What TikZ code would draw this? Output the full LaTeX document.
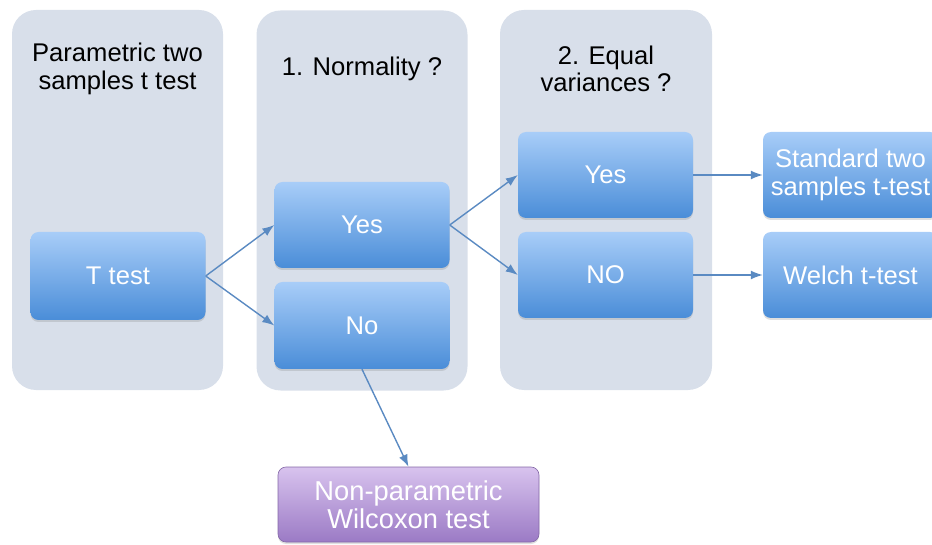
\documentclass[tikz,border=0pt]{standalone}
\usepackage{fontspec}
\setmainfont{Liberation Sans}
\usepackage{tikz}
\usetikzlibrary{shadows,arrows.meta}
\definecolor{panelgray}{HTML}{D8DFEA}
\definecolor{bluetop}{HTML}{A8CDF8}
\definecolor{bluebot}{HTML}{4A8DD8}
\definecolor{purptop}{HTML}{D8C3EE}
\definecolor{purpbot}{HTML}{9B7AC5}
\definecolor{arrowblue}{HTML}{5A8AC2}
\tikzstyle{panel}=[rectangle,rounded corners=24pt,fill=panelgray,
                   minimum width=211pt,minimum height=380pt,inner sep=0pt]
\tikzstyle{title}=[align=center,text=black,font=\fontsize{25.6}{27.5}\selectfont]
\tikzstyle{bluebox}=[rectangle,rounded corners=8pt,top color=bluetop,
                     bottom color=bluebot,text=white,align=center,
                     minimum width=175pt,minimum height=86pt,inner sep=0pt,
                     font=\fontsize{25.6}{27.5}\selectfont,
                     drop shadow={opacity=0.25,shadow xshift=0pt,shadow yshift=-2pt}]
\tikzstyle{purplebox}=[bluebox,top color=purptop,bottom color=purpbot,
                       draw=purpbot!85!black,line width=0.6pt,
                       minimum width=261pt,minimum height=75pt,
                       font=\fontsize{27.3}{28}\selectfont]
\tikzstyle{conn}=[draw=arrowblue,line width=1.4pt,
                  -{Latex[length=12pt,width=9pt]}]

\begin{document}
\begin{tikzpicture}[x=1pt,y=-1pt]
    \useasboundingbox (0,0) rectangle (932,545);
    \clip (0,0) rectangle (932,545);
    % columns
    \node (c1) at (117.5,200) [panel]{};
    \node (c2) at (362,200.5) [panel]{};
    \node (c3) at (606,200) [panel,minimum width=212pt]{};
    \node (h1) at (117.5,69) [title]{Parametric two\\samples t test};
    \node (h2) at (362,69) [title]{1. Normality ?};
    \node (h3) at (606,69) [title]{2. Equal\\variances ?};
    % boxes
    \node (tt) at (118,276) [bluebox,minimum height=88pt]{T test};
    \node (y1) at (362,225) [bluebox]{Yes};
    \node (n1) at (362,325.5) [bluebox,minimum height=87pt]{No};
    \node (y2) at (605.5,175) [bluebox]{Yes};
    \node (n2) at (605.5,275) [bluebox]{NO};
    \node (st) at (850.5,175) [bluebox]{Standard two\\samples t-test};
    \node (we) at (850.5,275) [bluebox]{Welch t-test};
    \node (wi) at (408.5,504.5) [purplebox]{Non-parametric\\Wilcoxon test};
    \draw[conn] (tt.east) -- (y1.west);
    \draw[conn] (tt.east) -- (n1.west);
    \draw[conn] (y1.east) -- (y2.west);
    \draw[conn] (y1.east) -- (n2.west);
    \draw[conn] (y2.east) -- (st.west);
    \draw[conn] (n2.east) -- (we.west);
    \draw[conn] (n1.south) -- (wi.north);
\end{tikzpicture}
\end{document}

———

**TASK OBJECTIVE**
Transcribe the listing above verbatim. Omit the pictures.

**RESULT FOR THIS TASK**
What TikZ code would draw this? Output the full LaTeX document.
\documentclass[tikz,border=0pt]{standalone}
\usepackage{fontspec}
\setmainfont{Liberation Sans}
\usepackage{tikz}
\usetikzlibrary{shadows,arrows.meta}
\definecolor{panelgray}{HTML}{D8DFEA}
\definecolor{bluetop}{HTML}{A8CDF8}
\definecolor{bluebot}{HTML}{4A8DD8}
\definecolor{purptop}{HTML}{D8C3EE}
\definecolor{purpbot}{HTML}{9B7AC5}
\definecolor{arrowblue}{HTML}{5A8AC2}
\tikzstyle{panel}=[rectangle,rounded corners=24pt,fill=panelgray,
                   minimum width=211pt,minimum height=380pt,inner sep=0pt]
\tikzstyle{title}=[align=center,text=black,font=\fontsize{25.6}{27.5}\selectfont]
\tikzstyle{bluebox}=[rectangle,rounded corners=8pt,top color=bluetop,
                     bottom color=bluebot,text=white,align=center,
                     minimum width=175pt,minimum height=86pt,inner sep=0pt,
                     font=\fontsize{25.6}{27.5}\selectfont,
                     drop shadow={opacity=0.25,shadow xshift=0pt,shadow yshift=-2pt}]
\tikzstyle{purplebox}=[bluebox,top color=purptop,bottom color=purpbot,
                       draw=purpbot!85!black,line width=0.6pt,
                       minimum width=261pt,minimum height=75pt,
                       font=\fontsize{27.3}{28}\selectfont]
\tikzstyle{conn}=[draw=arrowblue,line width=1.4pt,
                  -{Latex[length=12pt,width=9pt]}]

\begin{document}
\begin{tikzpicture}[x=1pt,y=-1pt]
    \useasboundingbox (0,0) rectangle (932,545);
    \clip (0,0) rectangle (932,545);
    % columns
    \node (c1) at (117.5,200) [panel]{};
    \node (c2) at (362,200.5) [panel]{};
    \node (c3) at (606,200) [panel,minimum width=212pt]{};
    \node (h1) at (117.5,69) [title]{Parametric two\\samples t test};
    \node (h2) at (362,69) [title]{1. Normality ?};
    \node (h3) at (606,69) [title]{2. Equal\\variances ?};
    % boxes
    \node (tt) at (118,276) [bluebox,minimum height=88pt]{T test};
    \node (y1) at (362,225) [bluebox]{Yes};
    \node (n1) at (362,325.5) [bluebox,minimum height=87pt]{No};
    \node (y2) at (605.5,175) [bluebox]{Yes};
    \node (n2) at (605.5,275) [bluebox]{NO};
    \node (st) at (850.5,175) [bluebox]{Standard two\\samples t-test};
    \node (we) at (850.5,275) [bluebox]{Welch t-test};
    \node (wi) at (408.5,504.5) [purplebox]{Non-parametric\\Wilcoxon test};
    \draw[conn] (tt.east) -- (y1.west);
    \draw[conn] (tt.east) -- (n1.west);
    \draw[conn] (y1.east) -- (y2.west);
    \draw[conn] (y1.east) -- (n2.west);
    \draw[conn] (y2.east) -- (st.west);
    \draw[conn] (n2.east) -- (we.west);
    \draw[conn] (n1.south) -- (wi.north);
\end{tikzpicture}
\end{document}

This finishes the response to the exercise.